**What you have to do**: Report how many lines in the records hold the string "that"; give the number and nothing else.

* * * *

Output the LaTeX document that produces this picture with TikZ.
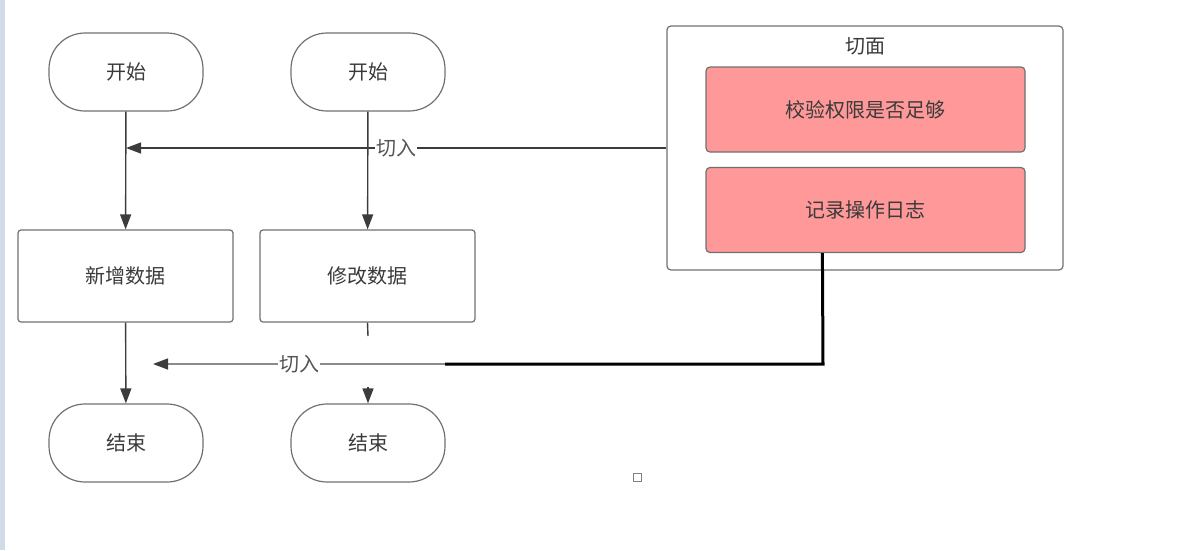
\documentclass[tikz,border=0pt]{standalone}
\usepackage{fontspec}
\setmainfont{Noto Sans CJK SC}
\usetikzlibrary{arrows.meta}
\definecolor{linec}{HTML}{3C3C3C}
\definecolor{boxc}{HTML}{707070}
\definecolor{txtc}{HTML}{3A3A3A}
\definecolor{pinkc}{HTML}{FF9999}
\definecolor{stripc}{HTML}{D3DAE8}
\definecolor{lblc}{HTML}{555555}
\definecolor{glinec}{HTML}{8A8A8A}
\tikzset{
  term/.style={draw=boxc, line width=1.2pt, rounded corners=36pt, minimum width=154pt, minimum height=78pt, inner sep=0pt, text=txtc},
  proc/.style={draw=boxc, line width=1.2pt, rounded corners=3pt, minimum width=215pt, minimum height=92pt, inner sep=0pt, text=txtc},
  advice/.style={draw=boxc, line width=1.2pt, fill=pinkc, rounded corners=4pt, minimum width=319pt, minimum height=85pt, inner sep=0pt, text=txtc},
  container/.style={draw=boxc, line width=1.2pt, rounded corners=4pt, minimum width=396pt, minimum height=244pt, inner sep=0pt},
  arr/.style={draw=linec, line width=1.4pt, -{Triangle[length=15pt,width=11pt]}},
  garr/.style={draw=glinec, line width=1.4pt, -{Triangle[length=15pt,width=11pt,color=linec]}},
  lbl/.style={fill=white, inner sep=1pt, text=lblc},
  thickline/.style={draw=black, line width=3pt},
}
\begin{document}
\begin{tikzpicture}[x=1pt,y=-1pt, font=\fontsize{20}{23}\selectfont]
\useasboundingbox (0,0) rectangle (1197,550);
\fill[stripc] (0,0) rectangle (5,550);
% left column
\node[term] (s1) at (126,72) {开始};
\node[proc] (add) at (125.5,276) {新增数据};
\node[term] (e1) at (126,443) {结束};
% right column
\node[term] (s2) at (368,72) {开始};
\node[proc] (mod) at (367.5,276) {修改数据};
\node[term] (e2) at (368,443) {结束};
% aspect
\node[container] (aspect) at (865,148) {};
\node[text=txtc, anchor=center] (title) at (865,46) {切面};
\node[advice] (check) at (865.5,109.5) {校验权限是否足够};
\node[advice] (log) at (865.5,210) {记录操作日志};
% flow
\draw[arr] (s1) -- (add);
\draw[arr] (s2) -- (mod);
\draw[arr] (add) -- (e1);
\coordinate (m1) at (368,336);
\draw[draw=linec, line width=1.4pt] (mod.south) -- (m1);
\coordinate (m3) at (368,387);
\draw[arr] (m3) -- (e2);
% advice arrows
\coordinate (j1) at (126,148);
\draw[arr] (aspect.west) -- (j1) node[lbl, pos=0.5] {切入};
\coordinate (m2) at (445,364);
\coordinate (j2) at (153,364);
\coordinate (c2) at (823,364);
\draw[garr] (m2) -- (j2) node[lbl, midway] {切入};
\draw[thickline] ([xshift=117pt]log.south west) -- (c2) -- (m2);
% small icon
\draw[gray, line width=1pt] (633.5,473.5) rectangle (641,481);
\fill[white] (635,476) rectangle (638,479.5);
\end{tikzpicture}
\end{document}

* * * *

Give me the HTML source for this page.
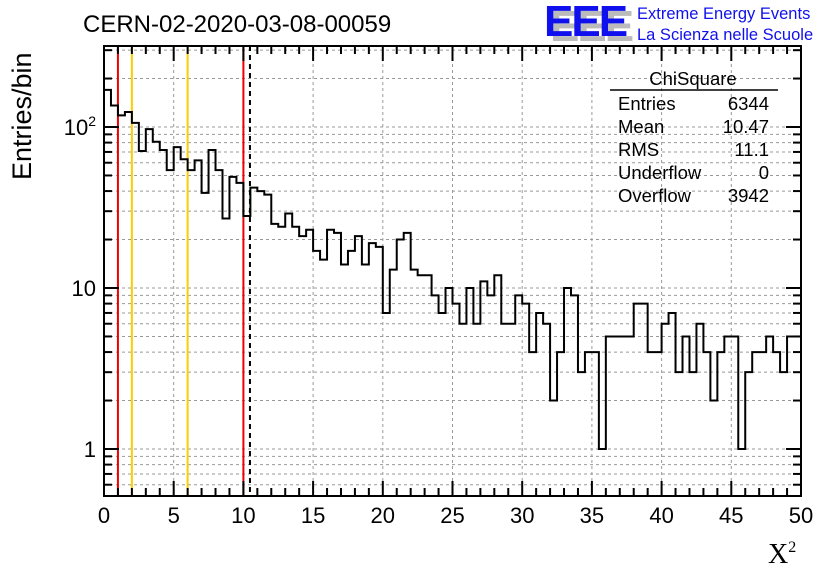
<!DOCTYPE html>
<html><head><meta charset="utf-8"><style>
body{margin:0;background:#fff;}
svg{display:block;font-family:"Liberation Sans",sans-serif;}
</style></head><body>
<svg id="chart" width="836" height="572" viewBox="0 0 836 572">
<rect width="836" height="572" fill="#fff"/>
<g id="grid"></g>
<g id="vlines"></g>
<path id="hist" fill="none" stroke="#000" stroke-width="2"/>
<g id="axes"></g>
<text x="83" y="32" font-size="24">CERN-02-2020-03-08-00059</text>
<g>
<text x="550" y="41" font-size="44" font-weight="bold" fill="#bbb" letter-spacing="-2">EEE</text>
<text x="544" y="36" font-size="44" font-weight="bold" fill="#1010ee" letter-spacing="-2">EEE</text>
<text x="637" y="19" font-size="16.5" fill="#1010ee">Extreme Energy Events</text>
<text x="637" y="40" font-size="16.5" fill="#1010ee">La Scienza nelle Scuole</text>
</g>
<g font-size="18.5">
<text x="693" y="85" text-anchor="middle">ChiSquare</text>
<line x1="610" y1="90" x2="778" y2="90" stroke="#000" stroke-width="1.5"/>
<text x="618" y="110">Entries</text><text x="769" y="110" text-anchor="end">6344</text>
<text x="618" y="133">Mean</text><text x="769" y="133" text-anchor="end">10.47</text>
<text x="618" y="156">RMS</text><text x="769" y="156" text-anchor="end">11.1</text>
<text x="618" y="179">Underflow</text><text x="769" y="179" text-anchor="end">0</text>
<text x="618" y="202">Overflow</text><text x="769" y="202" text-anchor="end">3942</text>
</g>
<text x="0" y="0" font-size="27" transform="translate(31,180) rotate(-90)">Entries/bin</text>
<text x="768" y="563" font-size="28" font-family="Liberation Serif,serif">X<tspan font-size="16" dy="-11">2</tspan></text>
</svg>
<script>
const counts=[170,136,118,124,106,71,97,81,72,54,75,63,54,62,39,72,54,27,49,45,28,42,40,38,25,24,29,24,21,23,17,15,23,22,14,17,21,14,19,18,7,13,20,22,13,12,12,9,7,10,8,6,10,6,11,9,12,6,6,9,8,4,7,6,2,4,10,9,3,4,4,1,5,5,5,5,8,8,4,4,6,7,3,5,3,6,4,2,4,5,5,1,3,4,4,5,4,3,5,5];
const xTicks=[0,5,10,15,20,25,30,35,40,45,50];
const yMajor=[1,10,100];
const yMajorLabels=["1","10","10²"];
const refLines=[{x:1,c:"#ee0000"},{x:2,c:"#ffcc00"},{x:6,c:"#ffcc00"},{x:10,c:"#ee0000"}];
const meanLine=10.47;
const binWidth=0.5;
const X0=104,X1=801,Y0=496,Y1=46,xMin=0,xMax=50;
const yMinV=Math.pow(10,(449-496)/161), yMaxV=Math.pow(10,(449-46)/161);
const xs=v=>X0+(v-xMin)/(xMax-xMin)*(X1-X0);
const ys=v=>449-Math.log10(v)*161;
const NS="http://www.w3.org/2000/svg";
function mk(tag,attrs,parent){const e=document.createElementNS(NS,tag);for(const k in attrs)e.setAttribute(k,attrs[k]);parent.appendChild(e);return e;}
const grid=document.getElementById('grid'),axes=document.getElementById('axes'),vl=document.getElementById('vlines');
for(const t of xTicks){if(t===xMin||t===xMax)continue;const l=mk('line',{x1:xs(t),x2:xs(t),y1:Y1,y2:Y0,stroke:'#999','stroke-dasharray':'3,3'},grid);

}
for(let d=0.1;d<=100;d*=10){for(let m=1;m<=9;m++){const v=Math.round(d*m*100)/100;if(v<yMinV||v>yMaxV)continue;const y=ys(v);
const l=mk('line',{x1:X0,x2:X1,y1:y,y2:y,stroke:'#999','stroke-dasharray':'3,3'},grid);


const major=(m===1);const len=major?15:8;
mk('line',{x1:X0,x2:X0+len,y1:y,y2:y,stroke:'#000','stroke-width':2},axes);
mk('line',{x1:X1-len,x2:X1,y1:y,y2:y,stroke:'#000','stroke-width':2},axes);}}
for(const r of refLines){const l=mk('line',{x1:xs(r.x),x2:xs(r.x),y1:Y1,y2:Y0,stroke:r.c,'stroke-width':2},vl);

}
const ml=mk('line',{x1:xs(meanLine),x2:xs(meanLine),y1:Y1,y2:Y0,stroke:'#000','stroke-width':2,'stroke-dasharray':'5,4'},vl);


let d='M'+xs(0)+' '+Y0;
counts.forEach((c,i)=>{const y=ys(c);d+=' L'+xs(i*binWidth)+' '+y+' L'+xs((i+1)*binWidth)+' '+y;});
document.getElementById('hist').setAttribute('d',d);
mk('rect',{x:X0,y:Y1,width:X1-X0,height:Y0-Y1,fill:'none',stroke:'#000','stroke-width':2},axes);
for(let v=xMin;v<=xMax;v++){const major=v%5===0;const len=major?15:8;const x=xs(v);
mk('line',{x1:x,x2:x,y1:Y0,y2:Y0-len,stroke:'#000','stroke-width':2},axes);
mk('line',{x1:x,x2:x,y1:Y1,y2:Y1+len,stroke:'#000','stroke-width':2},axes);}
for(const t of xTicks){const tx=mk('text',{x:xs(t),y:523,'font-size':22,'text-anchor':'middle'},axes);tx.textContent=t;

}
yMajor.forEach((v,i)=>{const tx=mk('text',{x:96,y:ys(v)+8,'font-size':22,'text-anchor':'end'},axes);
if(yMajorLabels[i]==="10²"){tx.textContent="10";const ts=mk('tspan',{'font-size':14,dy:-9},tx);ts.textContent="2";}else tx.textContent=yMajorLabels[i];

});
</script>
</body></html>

* * * *

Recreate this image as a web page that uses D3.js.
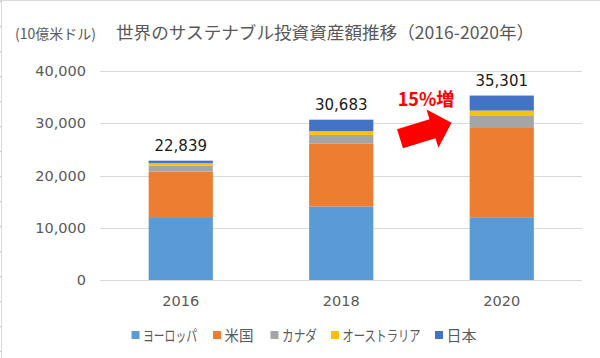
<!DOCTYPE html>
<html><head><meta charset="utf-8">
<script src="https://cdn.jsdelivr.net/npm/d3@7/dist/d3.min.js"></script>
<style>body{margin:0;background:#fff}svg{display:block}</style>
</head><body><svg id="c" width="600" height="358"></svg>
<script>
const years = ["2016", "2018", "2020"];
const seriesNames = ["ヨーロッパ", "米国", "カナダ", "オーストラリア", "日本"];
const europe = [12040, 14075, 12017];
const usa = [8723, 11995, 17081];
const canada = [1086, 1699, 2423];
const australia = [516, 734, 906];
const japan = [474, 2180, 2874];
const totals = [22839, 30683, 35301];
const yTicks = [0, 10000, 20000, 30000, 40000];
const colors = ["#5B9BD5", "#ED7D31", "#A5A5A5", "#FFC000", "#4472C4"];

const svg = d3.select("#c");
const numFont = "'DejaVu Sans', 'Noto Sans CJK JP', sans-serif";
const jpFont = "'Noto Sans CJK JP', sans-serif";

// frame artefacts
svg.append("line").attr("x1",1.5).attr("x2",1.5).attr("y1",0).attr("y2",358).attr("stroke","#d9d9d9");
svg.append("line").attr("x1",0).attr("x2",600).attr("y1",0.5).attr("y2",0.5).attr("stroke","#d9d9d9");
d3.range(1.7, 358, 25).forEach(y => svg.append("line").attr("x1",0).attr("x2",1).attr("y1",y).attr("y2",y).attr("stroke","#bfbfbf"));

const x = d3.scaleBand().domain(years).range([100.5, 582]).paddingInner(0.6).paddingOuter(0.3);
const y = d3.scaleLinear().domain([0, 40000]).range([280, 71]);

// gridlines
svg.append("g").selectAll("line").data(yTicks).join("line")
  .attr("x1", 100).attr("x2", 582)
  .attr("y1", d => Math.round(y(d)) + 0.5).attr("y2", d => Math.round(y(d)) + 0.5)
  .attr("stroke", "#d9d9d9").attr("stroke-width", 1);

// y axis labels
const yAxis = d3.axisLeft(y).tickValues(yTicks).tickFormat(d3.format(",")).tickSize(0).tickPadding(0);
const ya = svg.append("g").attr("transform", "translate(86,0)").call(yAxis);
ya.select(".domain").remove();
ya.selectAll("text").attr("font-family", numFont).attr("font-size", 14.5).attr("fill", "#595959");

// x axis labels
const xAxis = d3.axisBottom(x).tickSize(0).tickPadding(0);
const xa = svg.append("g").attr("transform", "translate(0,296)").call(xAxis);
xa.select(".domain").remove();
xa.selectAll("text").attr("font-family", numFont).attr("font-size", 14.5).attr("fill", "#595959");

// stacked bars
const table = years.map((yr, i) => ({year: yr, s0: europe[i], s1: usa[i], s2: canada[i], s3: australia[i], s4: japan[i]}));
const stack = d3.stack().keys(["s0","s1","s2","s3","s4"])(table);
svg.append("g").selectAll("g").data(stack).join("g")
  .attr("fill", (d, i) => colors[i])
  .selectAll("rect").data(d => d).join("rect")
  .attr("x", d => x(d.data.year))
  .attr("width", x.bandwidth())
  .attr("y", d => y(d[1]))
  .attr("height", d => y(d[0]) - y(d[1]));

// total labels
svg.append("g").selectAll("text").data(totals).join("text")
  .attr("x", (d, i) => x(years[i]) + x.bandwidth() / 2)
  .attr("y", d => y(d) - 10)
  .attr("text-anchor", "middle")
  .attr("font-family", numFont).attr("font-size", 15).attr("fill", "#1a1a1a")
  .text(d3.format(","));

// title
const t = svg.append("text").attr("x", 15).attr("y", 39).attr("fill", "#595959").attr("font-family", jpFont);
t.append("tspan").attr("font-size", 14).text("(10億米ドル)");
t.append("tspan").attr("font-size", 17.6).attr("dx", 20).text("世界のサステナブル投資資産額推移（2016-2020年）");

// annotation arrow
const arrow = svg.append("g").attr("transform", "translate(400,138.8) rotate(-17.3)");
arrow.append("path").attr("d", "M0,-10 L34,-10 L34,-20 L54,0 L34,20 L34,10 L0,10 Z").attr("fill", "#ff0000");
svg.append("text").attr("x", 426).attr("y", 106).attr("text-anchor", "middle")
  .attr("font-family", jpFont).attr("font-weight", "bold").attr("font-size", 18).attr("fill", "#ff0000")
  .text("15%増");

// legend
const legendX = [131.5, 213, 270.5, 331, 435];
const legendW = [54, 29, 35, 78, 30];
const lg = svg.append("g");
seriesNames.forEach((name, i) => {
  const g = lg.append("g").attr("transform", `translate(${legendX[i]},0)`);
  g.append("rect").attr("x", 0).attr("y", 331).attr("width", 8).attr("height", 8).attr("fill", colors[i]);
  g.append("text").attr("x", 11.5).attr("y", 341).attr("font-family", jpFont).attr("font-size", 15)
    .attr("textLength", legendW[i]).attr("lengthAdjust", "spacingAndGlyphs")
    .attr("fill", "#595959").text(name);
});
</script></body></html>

* * * *

**Written solution**: 2